*Given request*
Keep only those lines of the records that include the string "this".

*Data supplied*
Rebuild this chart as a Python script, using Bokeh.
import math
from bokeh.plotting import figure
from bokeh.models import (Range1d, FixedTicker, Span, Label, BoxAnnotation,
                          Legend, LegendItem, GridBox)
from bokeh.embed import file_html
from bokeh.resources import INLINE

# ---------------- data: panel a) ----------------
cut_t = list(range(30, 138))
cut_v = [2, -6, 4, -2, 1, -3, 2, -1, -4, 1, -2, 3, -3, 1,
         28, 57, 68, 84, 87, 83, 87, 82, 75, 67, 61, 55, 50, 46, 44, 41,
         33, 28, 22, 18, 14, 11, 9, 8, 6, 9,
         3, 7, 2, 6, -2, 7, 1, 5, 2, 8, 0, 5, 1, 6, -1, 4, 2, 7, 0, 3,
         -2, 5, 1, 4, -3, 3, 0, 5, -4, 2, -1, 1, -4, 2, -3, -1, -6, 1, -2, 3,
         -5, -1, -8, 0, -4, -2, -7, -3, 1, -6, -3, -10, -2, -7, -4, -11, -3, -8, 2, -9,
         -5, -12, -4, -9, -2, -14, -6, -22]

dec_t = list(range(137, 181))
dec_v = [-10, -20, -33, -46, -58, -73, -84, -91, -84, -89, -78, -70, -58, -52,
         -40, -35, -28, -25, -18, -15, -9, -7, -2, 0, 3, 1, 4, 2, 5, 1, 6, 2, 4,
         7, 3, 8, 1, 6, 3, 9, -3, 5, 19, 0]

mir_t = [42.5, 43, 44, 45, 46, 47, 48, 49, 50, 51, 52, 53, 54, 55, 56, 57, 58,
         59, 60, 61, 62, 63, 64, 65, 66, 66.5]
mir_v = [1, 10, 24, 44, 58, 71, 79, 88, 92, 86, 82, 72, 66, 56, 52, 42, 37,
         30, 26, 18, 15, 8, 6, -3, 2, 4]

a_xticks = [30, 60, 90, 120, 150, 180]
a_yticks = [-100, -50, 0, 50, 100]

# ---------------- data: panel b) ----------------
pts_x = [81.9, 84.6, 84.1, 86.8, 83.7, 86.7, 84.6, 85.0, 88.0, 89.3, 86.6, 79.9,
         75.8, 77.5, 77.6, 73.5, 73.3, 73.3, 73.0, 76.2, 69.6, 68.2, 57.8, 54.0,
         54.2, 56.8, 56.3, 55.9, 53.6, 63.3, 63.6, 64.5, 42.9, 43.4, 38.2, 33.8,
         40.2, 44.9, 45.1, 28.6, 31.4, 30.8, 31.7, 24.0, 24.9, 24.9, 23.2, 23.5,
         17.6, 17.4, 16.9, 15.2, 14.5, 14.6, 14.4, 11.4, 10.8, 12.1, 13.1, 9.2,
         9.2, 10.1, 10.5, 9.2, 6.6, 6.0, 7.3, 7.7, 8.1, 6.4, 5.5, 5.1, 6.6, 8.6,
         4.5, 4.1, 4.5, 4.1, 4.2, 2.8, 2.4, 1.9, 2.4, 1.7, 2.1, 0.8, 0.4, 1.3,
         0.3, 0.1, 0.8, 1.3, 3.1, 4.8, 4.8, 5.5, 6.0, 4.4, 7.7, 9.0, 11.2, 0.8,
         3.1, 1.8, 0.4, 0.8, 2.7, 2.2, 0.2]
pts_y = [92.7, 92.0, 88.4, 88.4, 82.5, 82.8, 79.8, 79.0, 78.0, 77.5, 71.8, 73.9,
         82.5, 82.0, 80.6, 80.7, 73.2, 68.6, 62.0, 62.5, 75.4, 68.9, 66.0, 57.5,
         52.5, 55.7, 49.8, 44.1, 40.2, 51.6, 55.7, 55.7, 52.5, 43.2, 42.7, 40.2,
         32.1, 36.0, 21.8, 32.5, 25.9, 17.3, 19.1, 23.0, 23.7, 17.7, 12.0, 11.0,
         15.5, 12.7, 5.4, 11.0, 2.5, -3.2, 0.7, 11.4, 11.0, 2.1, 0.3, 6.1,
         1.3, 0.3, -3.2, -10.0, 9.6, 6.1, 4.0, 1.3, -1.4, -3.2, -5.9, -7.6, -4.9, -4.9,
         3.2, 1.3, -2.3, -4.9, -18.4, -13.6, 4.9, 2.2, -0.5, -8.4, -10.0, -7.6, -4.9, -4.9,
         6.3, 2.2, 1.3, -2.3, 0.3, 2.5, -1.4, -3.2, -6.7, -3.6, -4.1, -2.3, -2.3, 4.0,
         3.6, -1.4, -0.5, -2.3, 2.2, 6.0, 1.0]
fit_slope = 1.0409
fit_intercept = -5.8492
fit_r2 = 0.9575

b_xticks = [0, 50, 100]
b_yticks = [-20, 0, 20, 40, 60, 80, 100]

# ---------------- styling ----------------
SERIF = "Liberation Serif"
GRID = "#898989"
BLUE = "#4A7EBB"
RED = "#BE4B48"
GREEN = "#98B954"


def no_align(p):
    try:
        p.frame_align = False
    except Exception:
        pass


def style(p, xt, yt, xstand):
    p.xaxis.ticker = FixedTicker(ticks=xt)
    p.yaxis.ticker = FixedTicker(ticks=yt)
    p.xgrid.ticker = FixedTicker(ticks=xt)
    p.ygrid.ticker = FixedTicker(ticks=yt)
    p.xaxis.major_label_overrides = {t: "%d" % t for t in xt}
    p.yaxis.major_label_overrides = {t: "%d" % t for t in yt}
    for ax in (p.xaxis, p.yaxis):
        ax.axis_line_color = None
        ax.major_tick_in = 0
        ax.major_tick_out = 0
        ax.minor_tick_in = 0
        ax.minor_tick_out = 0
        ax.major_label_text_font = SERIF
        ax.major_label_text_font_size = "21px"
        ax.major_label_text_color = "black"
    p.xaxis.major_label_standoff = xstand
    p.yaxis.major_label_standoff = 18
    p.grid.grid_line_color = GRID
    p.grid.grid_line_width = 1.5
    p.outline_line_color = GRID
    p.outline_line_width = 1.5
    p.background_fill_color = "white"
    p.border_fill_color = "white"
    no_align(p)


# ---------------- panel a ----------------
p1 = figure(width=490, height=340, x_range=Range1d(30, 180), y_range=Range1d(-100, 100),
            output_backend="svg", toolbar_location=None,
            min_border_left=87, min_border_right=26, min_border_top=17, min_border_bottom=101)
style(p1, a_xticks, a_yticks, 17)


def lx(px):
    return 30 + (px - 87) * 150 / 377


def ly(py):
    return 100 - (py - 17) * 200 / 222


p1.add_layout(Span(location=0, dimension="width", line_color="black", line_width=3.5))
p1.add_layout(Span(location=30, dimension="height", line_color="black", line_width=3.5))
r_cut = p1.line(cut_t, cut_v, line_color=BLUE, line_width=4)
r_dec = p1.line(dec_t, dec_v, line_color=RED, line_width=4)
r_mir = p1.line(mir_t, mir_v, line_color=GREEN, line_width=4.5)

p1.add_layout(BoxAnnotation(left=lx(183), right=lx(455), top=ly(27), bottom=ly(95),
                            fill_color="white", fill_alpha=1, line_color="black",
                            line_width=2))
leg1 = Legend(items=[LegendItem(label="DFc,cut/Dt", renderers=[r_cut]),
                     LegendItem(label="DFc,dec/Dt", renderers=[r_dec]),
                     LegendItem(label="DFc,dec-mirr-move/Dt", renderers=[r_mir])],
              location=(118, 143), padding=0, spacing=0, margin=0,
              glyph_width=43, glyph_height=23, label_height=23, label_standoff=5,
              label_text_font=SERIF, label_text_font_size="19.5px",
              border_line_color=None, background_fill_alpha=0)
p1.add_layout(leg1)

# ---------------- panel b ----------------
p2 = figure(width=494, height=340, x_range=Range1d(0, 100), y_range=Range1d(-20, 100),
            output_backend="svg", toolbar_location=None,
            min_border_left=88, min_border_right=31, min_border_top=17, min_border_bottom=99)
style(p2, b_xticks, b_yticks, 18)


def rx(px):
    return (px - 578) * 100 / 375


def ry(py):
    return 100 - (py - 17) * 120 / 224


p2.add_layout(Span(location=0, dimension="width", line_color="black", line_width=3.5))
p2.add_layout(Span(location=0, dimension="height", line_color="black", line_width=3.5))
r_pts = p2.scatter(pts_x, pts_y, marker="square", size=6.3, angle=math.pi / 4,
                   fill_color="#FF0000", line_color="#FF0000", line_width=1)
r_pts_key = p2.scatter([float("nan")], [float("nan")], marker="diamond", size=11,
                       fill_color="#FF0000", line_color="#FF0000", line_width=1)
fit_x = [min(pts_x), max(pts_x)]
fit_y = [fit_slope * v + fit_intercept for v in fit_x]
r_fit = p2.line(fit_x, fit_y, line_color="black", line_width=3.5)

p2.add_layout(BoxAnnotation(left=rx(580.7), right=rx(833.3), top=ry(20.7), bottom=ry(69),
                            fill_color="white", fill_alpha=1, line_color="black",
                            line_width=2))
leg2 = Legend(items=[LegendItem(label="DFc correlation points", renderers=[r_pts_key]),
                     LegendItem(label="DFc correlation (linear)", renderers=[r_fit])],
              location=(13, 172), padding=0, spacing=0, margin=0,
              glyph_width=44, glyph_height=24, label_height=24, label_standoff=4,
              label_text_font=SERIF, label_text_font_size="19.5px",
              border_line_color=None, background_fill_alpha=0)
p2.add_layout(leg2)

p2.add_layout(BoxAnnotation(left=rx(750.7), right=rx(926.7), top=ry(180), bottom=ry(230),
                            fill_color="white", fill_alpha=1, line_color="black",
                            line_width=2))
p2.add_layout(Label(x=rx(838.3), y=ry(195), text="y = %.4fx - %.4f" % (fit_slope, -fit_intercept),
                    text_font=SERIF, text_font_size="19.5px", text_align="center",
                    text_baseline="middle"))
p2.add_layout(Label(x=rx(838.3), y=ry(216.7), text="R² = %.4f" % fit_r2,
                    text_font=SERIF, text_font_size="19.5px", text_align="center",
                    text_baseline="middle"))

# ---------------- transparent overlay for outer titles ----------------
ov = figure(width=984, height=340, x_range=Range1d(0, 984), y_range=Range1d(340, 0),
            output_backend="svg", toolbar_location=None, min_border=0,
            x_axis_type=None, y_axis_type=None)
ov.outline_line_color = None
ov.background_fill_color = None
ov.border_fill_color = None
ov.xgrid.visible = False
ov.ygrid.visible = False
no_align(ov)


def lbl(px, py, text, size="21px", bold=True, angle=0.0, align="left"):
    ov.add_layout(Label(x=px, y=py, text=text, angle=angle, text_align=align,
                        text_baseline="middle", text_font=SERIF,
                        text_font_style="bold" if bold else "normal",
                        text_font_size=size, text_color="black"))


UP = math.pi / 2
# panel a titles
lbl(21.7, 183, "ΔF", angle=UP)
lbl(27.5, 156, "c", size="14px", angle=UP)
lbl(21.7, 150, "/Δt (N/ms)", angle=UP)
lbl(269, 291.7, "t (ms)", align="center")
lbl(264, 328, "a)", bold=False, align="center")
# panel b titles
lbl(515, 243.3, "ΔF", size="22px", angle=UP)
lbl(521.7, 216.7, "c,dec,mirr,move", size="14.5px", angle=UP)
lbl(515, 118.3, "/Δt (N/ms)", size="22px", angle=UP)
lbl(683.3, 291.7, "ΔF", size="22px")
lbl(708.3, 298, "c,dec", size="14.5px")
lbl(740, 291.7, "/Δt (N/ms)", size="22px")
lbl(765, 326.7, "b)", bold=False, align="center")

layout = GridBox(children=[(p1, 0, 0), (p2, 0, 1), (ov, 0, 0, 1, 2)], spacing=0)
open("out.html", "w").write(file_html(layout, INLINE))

---

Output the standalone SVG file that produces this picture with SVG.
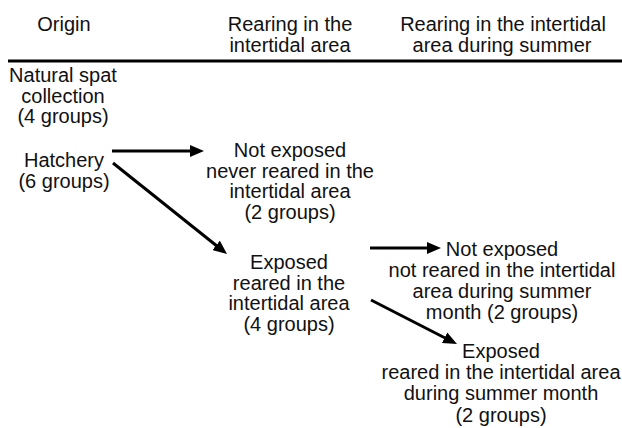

*Task solution*
Rebuild this chart as a Python script, using Bokeh.
Output the standalone SVG file that produces this picture with SVG.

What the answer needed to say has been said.